Open Wide at the Dentist, “Aaaahh”

Beginning Reading

Chase Holden

 
 

Rationale:  Reading fluency is an important step toward the improvement of reading comprehension, which is the goal of reading instruction.  Recognizing correspondences in words is a trait of a fluent and skillful reader.  In this lesson, students will learn to recognize the o=/o/ correspondence.  This correspondence will be enhanced by spelling and reading words with the /o/ sound.

 
Materials:       1) Elkonin Letterboxes (paper squares to represent phonemes in a word)

                        2) Letter Manipulatives (paper letters or tiles)

                        3) Dry erase marker

                        4) Dry erase board

                        5) Primary Paper

                        6) Pencils

                        7) Poster Board with tongue twister printed on it: “Oz is not on top of the odd mop.”

                        8) Worksheet with sentences and pictures for assessment

                        9) Doc in the Fog.  Educational Insights: Carson, California, 1990.

 
Procedures:

1) First, I will review the vowel correspondences we have learned in previous lessons.  These include a=/a/, e=/e/, and i=/i/.  We will practice producing each sound.  I will begin the review by asking what the letter a says when it’s all by itself.  The students should answer with the sound /a/.  The same format will be followed for e=/e/ and i=/i/.

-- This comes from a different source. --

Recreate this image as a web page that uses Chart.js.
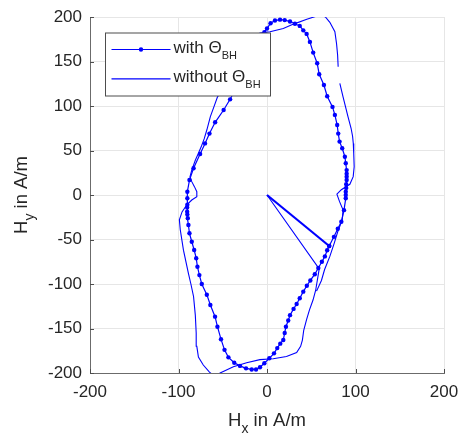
<!DOCTYPE html>
<html>
<head>
<meta charset="utf-8">
<script src="https://cdn.jsdelivr.net/npm/chart.js@4.4.1/dist/chart.umd.min.js"></script>
<style>
  html, body { margin: 0; padding: 0; background: #fff; }
  #wrap { width: 462px; height: 439px; }
</style>
</head>
<body>
<div id="wrap"><canvas id="c" width="462" height="439"></canvas></div>
<script>
// ticks
const xTicks = [-200, -100, 0, 100, 200];
const yTicks = [-200, -150, -100, -50, 0, 50, 100, 150, 200];

// series names (main text + subscript)
const seriesNames = ["with \u0398", "without \u0398"];
const seriesSub = "BH";

// "with Θ_BH" trajectory
const withX = [0, 70.3, 75.6, 80, 84, 87, 89, 89, 89, 89.5, 89.5, 90, 90, 90, 90, 89, 88, 85, 82, 80.5,
  79.3, 76.7, 74, 68, 64.3, 59, 56.7, 52.2, 48.5, 44.8, 41, 37, 31.6, 26, 20, 14.7, 9, 4, 0, -3,
  -8, -14, -20, -26, -31, -36, -41.7, -49, -58.6, -65, -70, -75.6, -83, -87.6, -90, -90, -90, -90.2,
  -90.2, -90, -89.5, -88.8, -87.6, -85, -82.3, -80, -78.6, -76.4, -73.7, -68, -64, -58.7, -56, -52,
  -48, -43.6, -37, -30.5, -23.7, -17.3, -12.4, -7.9, -3, 2.6, 7.9, 11.6, 15, 18.4, 20, 21.4, 24, 26,
  30, 33.5, 37, 41, 45, 49, 54, 58, 62, 65.4, 68, 70.3];
const withY = [0, -57.3, -47, -38, -30, -17, -3.7, 0, 3.7, 8, 12, 16.8, 20.6, 24, 28, 35.6, 43, 52.5, 60, 69,
  78.6, 90, 99, 111, 123.6, 135.6, 148, 160, 172, 181, 185, 190, 192.5, 195, 196.5, 197, 196, 193, 187, 183,
  174, 162, 150, 139, 128, 118, 107.5, 95.5, 81.7, 69, 58, 46, 30, 16.8, 3.7, -3.7, -11, -14,
  -18.7, -22, -26, -33.7, -43, -52.5, -61.8, -71, -80.6, -90, -100, -112, -123.6, -136.7, -148, -162,
  -174, -182.4, -188.4, -192, -194.8, -196, -196, -193.6, -189, -183.5, -177.9, -172, -167, -163, -155, -148, -141, -135,
  -128, -122.5, -116, -108.6, -102, -96, -89, -82, -75, -69, -62, -57.3];

// "without Θ_BH" trajectory (null = gap in the measured curve)
const withoutX = [0, 59, 55, 52, 48, 44.7, 41.5, 40, 38, 33.5, 22, 7, -8, -23, -38, -53, -59, -65, -72, -77.5,
  -79.3, -80, -81, -83, -86, -88.8, -94.4, -98, -99, -96, -90.6, -85, -79.3, -79.3, -82, -85, -87, -85, -81, -77.5,
  -74, -71, -68, -64, -60, -56, -45, -35, -25, -15, -8, 3.4, 18.4, 30, 45, 56, 62, 66, 71, 76.7,
  78.6, 79.8, 80.4, null, 82.3, 86, 91.5, 95, 96.7, 97.5, 98, 98.5, 97.4, 93.6, 84, 79, 82, 86, 85, 80,
  76, 71, 65, 61.5, 56];
const withoutY = [0, -83, -107, -118, -129, -140, -152, -163, -170, -177, -181.5, -184, -185, -188.4, -193, -200, -204, -199, -191, -182,
  -170, -155, -135, -114, -100, -88, -62, -39, -28, -19, -11, -5.6, -1.9, 3.7, 9.4, 15, 20.6, 28, 39, 47,
  55, 63, 73, 88, 99, 110, 128, 145, 162, 175, 182, 183.5, 187, 192, 197.5, 201, 202, 200, 194, 183.5,
  170, 157, 144, null, 125.5, 110, 88, 75, 66, 58, 47, 31.8, 20.6, 12, 6, 1, -7.5, -17, -28, -41,
  -54, -69, -84, -96, -108];

const toPts = (xs, ys) => xs.map((x, i) => (x === null ? { x: null, y: null } : { x: x, y: ys[i] }));

const FONT = "'Liberation Sans', Arial, Helvetica, sans-serif";
const BLUE = "rgb(0,0,255)";
const TXT = "#262626";

// draws text runs: [text, size, baselineShift]
function runsWidth(ctx, runs) {
  let w = 0;
  for (const r of runs) { ctx.font = r[1] + "px " + FONT; w += ctx.measureText(r[0]).width; }
  return w;
}
function drawRuns(ctx, runs, x, y) {
  for (const r of runs) {
    ctx.font = r[1] + "px " + FONT;
    ctx.fillText(r[0], x, y + r[2]);
    x += ctx.measureText(r[0]).width;
  }
}

const decor = {
  id: "decor",
  afterDraw(chart) {
    const ctx = chart.ctx;
    const a = chart.chartArea;
    const sx = chart.scales.x, sy = chart.scales.y;
    ctx.save();
    // inward tick marks
    ctx.strokeStyle = "#4d4d4d";
    ctx.lineWidth = 1;
    ctx.beginPath();
    xTicks.forEach(v => {
      const px = Math.round(sx.getPixelForValue(v)) + 0.5;
      ctx.moveTo(px, a.bottom); ctx.lineTo(px, a.bottom - 4);
    });
    yTicks.forEach(v => {
      const py = Math.round(sy.getPixelForValue(v)) + 0.5;
      ctx.moveTo(a.left, py); ctx.lineTo(a.left + 4, py);
    });
    ctx.stroke();

    // legend box
    const lx = a.left + 15.5, ly = a.top + 16, lw = 165, lh = 63;
    ctx.fillStyle = "#fff";
    ctx.fillRect(lx, ly, lw, lh);
    ctx.strokeStyle = "#4d4d4d";
    ctx.strokeRect(lx, ly, lw, lh);
    seriesNames.forEach((name, i) => {
      const cy = ly + 16.5 + i * 29.4;
      ctx.strokeStyle = BLUE;
      ctx.lineWidth = 1.2;
      ctx.beginPath(); ctx.moveTo(lx + 6, cy); ctx.lineTo(lx + 65, cy); ctx.stroke();
      if (i === 0) {
        ctx.fillStyle = BLUE;
        ctx.beginPath(); ctx.arc(lx + 35.5, cy, 2.2, 0, Math.PI * 2); ctx.fill();
      }
      ctx.fillStyle = TXT;
      ctx.textBaseline = "alphabetic";
      ctx.textAlign = "left";
      drawRuns(ctx, [[name, 17, 0], [seriesSub, 11, 5.5]], lx + 68, cy + 3.5);
    });

    // axis titles
    ctx.fillStyle = TXT;
    const xr = [["H", 18.5, 0], ["x", 14, 7], [" in A/m", 18.5, 0]];
    const xw = runsWidth(ctx, xr);
    drawRuns(ctx, xr, (a.left + a.right) / 2 - xw / 2, 426);

    const yr = [["H", 18.5, 0], ["y", 14, 7], [" in A/m", 18.5, 0]];
    const yw = runsWidth(ctx, yr);
    ctx.translate(27, (a.top + a.bottom) / 2);
    ctx.rotate(-Math.PI / 2);
    drawRuns(ctx, yr, -yw / 2, 0);
    ctx.restore();
  }
};

new Chart(document.getElementById("c"), {
  type: "scatter",
  data: {
    datasets: [
      {
        label: "without",
        data: toPts(withoutX, withoutY),
        showLine: true,
        borderColor: BLUE,
        borderWidth: 1.1,
        pointRadius: 0,
        spanGaps: false,
        tension: 0
      },
      {
        label: "with",
        data: toPts(withX, withY),
        showLine: true,
        borderColor: BLUE,
        backgroundColor: BLUE,
        borderWidth: 1.2,
        pointRadius: c => (c.dataIndex === 0 ? 0 : 2.2),
        pointBorderWidth: 0,
        tension: 0,
        segment: { borderWidth: c => (c.p0DataIndex === 0 ? 2.2 : 1.2) }
      }
    ]
  },
  options: {
    responsive: false,
    animation: false,
    devicePixelRatio: 1,
    layout: { padding: { left: 0, right: 18, top: 17, bottom: 0 } },
    plugins: { legend: { display: false }, tooltip: { enabled: false } },
    scales: {
      x: {
        type: "linear",
        min: -200, max: 200,
        afterBuildTicks: s => { s.ticks = xTicks.map(v => ({ value: v })); },
        afterFit: s => { s.height = 66; s.paddingLeft = 0; s.paddingRight = 0; },
        grid: { color: "#e6e6e6", drawTicks: false },
        border: { color: "#6b6b6b" },
        ticks: { color: TXT, font: { family: FONT, size: 17 }, padding: 9, maxRotation: 0, autoSkip: false }
      },
      y: {
        type: "linear",
        min: -200, max: 200,
        afterBuildTicks: s => { s.ticks = yTicks.map(v => ({ value: v })); },
        afterFit: s => { s.width = 90; s.paddingTop = 0; s.paddingBottom = 0; },
        grid: { color: "#e6e6e6", drawTicks: false },
        border: { color: "#6b6b6b" },
        ticks: { color: TXT, font: { family: FONT, size: 17 }, padding: 8, autoSkip: false }
      }
    }
  },
  plugins: [decor]
});
</script>
</body>
</html>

2) You did such a good job with the other short vowel correspondences today we are going to learn a new one.  We are going to learn about the dentist sound, o=/o/.  You make this sound when you are at the dentist’s office and he wants to look inside your mouth and he tells you to say /o/.  Now everybody try it with me.  Open your mouth wide and pretend you are at the dentist’s office and say /o/.  Ready? /o/…Good job!

3) Now I will bring out the poster board with the tongue twister written on it.  Now we are going to learn a new tongue twister with our new sound /o/.  “Oz is not on top of the odd mop.” Great job!  Now let’s say it again but stretch out the /o/ sound in the words.  Ready? Ooo-z is n-ooo-t ooo-n t-ooop of the ooo-dd m-ooo-p.  Great job!  I could really hear the /o/ sound that time.”

4) Now everyone take out your letterboxes and I will pass out the letters we will be using.  (We will be spelling the words: (3) hot, job, top, mom, pop (4) spot.  Let me remind you how this works.  I will say a word and you will spell that word with your letters in the boxes.  But remember that only one sound can go in each box, so before we spell each one I will tell you how many boxes we will need.  For instance if I wanted to spell the word bob, I would put b in the first box, o in the second box and b in the last box.  This is because /b/ is the first sound we hear in bob, /o/ is the middle sound we hear and /b/ is the last sound we hear.  Ready? First word is hot.  An example is, “It is hot today,” At this time I will walk around and make sure that everyone is spelling the word correctly in the boxes and provide scaffolding as needed.  I will continue through the list of words just as I did the first one.

5) Now, let’s put our letterboxes away.  Now it’s my turn to do the hard work and spell the words on the board.  After I spell the words on the board I want you to read the word out loud.  Let me do one for you, (the word hot is on the board) /h/-/o/-/t/; that’s hot.  Ready? First word is mop. “Mop” Great job!  I will continue with the rest of the list in this manner.  By watching the children and their response to the word written on the board and by listening to the class responses I will be able to tell who is reading the word and who is repeating what their neighbor is saying.

6) Now get out your paper and pencil because we are going to write a message.  I want you to write me the best message you can on your paper.  Today I want you to write me a message all about frogs.  You can write what ever you want to about frogs.  While you are writing, try to use some words that have the /o/ sound in them.

7) Before I pass out Doc in the Fog I will do a short book talk.  Doc is a wizard.  He zaps objects into things.  I wonder what will happen if he zaps too many things.  To find out, read Doc in the Fog.  Now I will pass out the books.  The students will be divided into pairs and each pair will receive a book.  I will have the students take turns reading aloud to each other.  Then once everyone has had a chance to read the book to their partner I will call everyone to circle up and I will read the book aloud.  I will tell the students that when I read a word that has the /o/ sound in it they should open their mouths like they are at the dentist.

 
Assessment:

I will have the students read a page in Doc in the Fog and have them answer a few simple review questions.  They will read the questions aloud and answer true or false:

            1) Did Doc zap the mop into a doll?

            2) Did Doc zap the doll into a box?

 
References:

Doc in the Fog.  Educational Insights: Carson, California, 1990.